I don't suppose I'm unlike other girls out there... grappling with things life has dealt me, wrestling with pain people (mostly men) have introduced, struggling with questions that don't have answers. I have days when I look in the mirror and am struck by my nobody-ness, days when I feel the weight of rejection and failure in my bones. Then I have days when I look in the mirror and am struck by the realization that I was specially created in God's very image, days when I feel the wholeness of Jesus' love and acceptance cover me like skin.
Sunday night I got an email from my friend Scott who was, in his words, "deeply disturbed" by the Painting post. Do you not realize the price that was paid for you? he wrote. I do. He knows I do. And as a Christian with an audience, myself and others feel it's my duty to ensure my writing reflects that. Only some days I'm discouraged. Hurt. Angry. Careless. If, like Scott, you were horrified or disappointed by that, my apologies. This is a messy, thrilling life you're following.

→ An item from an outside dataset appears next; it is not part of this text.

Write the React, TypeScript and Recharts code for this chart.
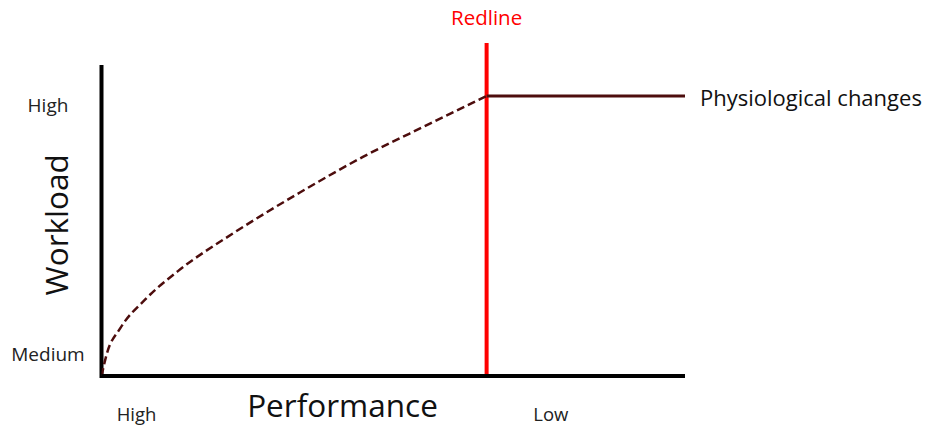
import {
  ComposedChart,
  Line,
  XAxis,
  YAxis,
  ReferenceLine,
  Label,
} from "recharts";

// performance (x) vs workload (y), both 0..100
const curveData = [
  { perf: 0, workload: 0 },
  { perf: 0.9, workload: 6.6 },
  { perf: 3.2, workload: 14.3 },
  { perf: 7.5, workload: 23.0 },
  { perf: 13.1, workload: 31.5 },
  { perf: 22.6, workload: 42.9 },
  { perf: 34.0, workload: 55.1 },
  { perf: 44.8, workload: 65.8 },
  { perf: 56.2, workload: 75.7 },
  { perf: 66, workload: 84.1 },
];

const plateauData = [
  { perf: 66, workload: 84.1 },
  { perf: 100, workload: 84.1 },
];

const redlineAt = 66;
const yAxisTop = 93.4;

const xTicks = [6, 77];
const xTickLabels = ["High", "Low"];
const yTicks = [6.6, 81.3];
const yTickLabels = ["Medium", "High"];

const FONT = "'Open Sans', 'Noto Sans', sans-serif";
const CURVE = "#4d0d0d";

const XTick = (props: any) => {
  const { x, y, payload } = props;
  const i = xTicks.indexOf(payload.value);
  return (
    <text x={x} y={y + 37} textAnchor="middle" fontSize={18.5} fill="#222" fontFamily={FONT}>
      {xTickLabels[i]}
    </text>
  );
};

const YTick = (props: any) => {
  const { y, payload } = props;
  const i = yTicks.indexOf(payload.value);
  return (
    <text x={48} y={y} dominantBaseline="central" textAnchor="middle" fontSize={19} fill="#222" fontFamily={FONT}>
      {yTickLabels[i]}
    </text>
  );
};

const App = () => {
  return (
    <div style={{ position: "absolute", left: 0, top: 0, background: "#fff" }}>
      <ComposedChart
        width={928}
        height={426}
        margin={{ top: 43, right: 243, bottom: 0, left: 0 }}
      >
        <XAxis
          type="number"
          dataKey="perf"
          domain={[0, 100]}
          ticks={xTicks}
          tick={<XTick />}
          tickLine={false}
          axisLine={{ stroke: "#000", strokeWidth: 4 }}
          height={50}
          allowDataOverflow
        >
          <Label
            content={(p: any) => {
              const vb = p.viewBox;
              return (
                <text
                  x={vb.x + vb.width * 0.413}
                  y={vb.y + 40.5}
                  textAnchor="middle"
                  fontSize={31.5}
                  fill="#111"
                  fontFamily={FONT}
                >
                  Performance
                </text>
              );
            }}
          />
        </XAxis>
        <YAxis
          type="number"
          domain={[0, 100]}
          ticks={yTicks}
          tick={<YTick />}
          tickLine={false}
          axisLine={false}
          width={101.5}
          allowDataOverflow
        >
          <Label
            content={(p: any) => {
              const vb = p.viewBox;
              const cx = 56;
              const cy = vb.y + vb.height * 0.546;
              return (
                <text
                  x={cx}
                  y={cy}
                  transform={`rotate(-90 ${cx} ${cy})`}
                  textAnchor="middle"
                  dominantBaseline="central"
                  fontSize={31.5}
                  fill="#111"
                  fontFamily={FONT}
                >
                  Workload
                </text>
              );
            }}
          />
        </YAxis>
        <ReferenceLine
          segment={[
            { x: 0, y: -0.6 },
            { x: 0, y: yAxisTop },
          ]}
          stroke="#000"
          strokeWidth={4}
          ifOverflow="visible"
        />
        <ReferenceLine x={redlineAt} stroke="#ff0000" strokeWidth={4} ifOverflow="visible">
          <Label
            value="Redline"
            position="top"
            offset={18}
            fill="#ff0000"
            fontSize={20.5}
            fontFamily={FONT}
          />
        </ReferenceLine>
        <Line
          data={curveData}
          dataKey="workload"
          type="monotone"
          stroke={CURVE}
          strokeWidth={2.5}
          strokeDasharray="8 4"
          dot={false}
          isAnimationActive={false}
        />
        <Line
          data={plateauData}
          dataKey="workload"
          type="linear"
          stroke={CURVE}
          strokeWidth={3}
          dot={false}
          isAnimationActive={false}
          label={(p: any) =>
            p.index === plateauData.length - 1 ? (
              <text
                key="phys"
                x={p.x + 15}
                y={p.y + 1}
                dominantBaseline="central"
                fontSize={22}
                fill="#111"
                fontFamily={FONT}
              >
                Physiological changes
              </text>
            ) : (
              <g key={`e-${p.index}`} />
            )
          }
        />
      </ComposedChart>
    </div>
  );
};

export default App;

So we take the steps slowly as we endeavor to get to a higher place. Some days we fly up the steps two-at-a-time. Some days we sit down on the steps and take a rest. Other days the climb seems too much... too steep... and we stumble down a few stairs before remembering where we're headed, then we put one foot in front of the other and start climbing again....
At least I do. At least that's how I'm taking the steps.